>> begin

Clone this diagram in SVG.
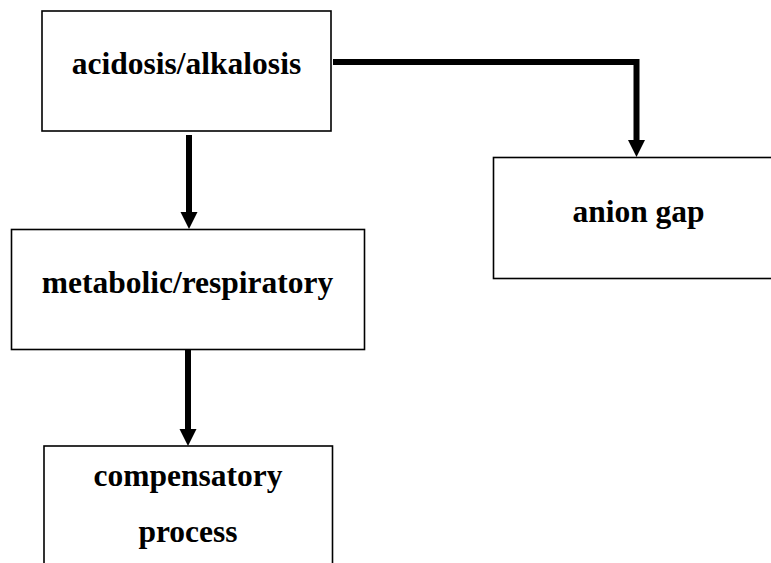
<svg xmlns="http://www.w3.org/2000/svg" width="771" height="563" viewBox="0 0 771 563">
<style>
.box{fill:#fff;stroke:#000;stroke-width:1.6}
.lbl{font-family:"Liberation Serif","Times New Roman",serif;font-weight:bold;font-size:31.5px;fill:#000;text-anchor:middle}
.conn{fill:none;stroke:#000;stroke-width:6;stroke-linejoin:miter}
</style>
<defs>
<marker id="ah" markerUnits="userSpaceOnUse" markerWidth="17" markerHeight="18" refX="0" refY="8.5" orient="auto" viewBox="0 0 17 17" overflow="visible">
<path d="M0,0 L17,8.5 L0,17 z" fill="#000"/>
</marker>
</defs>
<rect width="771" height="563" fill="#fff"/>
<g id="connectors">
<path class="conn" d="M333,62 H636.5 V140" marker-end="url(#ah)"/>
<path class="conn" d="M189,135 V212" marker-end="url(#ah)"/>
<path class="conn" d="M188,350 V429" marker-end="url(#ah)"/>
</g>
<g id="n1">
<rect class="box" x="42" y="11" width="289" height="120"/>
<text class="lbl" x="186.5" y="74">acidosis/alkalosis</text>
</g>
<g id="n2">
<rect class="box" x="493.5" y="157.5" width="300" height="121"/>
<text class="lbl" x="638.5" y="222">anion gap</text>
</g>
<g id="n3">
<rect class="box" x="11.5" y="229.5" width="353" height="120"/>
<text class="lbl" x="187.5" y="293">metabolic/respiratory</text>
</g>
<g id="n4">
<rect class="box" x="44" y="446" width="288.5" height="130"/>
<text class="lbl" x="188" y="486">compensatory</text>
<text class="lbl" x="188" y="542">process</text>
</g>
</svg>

>> end
>> begin

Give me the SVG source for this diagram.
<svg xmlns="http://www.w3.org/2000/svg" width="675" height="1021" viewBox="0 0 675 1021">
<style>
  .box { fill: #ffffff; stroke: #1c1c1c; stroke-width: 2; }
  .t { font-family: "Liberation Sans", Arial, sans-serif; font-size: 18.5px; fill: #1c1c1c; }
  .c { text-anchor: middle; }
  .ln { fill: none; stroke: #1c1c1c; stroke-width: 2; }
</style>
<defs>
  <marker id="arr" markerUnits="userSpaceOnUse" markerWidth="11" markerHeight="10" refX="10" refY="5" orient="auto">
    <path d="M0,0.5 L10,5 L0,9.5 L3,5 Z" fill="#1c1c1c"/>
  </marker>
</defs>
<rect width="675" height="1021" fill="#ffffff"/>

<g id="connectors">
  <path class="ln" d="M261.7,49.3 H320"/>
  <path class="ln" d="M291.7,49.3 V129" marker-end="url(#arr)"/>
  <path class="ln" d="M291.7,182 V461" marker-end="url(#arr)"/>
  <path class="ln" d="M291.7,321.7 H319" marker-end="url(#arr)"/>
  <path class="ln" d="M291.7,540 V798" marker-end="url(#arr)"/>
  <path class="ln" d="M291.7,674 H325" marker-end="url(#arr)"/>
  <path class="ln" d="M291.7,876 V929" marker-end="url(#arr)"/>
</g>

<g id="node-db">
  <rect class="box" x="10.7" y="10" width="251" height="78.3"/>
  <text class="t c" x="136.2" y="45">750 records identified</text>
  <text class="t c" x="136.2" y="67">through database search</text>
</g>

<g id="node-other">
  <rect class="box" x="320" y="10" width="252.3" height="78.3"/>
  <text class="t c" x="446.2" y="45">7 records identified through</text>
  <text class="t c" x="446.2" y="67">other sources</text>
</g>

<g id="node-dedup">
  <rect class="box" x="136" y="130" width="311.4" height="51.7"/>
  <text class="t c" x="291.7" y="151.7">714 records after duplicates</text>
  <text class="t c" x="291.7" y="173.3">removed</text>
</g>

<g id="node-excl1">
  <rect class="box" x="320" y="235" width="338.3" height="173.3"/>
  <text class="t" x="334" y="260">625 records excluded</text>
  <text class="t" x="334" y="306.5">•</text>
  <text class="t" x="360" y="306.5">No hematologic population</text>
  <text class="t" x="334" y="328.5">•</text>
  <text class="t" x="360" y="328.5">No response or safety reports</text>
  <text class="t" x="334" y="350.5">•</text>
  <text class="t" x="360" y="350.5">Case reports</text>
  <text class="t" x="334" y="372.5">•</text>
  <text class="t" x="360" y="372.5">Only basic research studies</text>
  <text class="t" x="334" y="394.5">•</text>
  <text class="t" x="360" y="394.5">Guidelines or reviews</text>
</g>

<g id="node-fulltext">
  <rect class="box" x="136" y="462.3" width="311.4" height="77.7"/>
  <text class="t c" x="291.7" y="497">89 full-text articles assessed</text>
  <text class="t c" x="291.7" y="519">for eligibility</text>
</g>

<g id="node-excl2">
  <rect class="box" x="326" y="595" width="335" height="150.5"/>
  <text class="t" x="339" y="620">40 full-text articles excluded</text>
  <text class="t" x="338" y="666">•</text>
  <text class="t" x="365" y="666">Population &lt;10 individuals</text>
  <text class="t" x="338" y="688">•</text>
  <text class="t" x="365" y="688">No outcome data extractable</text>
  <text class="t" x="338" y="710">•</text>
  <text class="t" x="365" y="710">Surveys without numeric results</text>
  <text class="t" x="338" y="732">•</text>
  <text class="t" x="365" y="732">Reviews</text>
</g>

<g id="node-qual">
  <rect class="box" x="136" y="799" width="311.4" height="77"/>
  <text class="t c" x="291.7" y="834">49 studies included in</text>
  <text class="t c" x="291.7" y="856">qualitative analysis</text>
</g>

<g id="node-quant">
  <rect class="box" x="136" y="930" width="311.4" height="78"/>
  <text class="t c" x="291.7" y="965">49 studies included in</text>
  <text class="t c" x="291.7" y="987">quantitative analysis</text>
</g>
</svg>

>> end
>> begin

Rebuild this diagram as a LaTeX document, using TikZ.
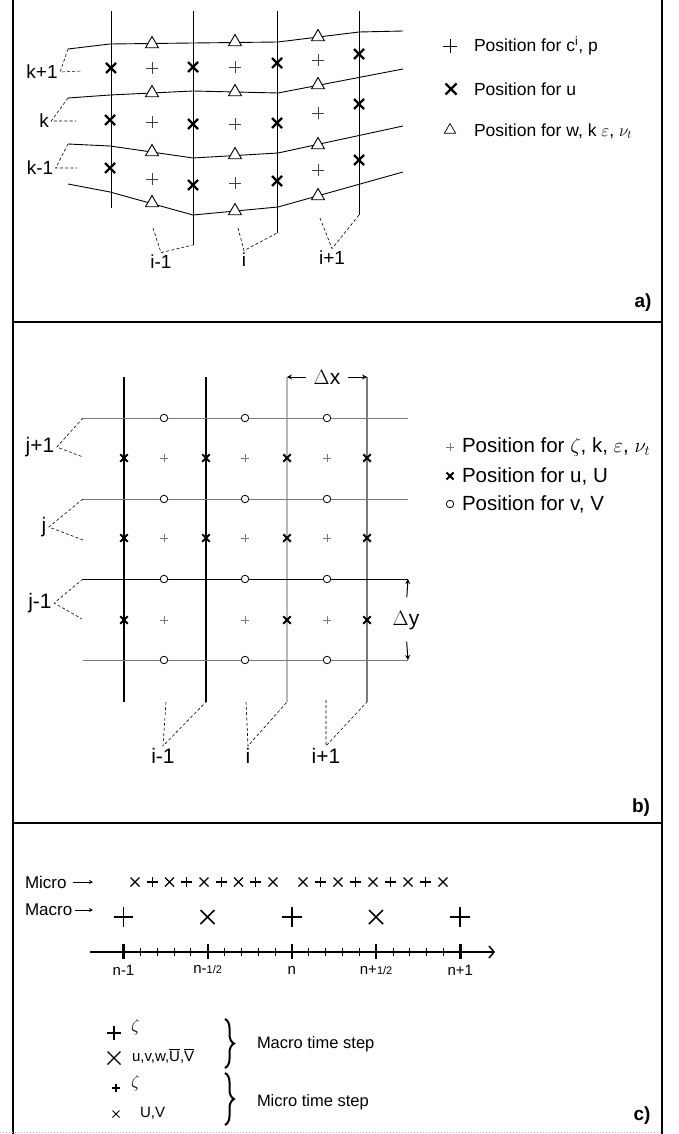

>> end

Say only how many lines in the records carry the word "this".

▸ **Exercise result**:
3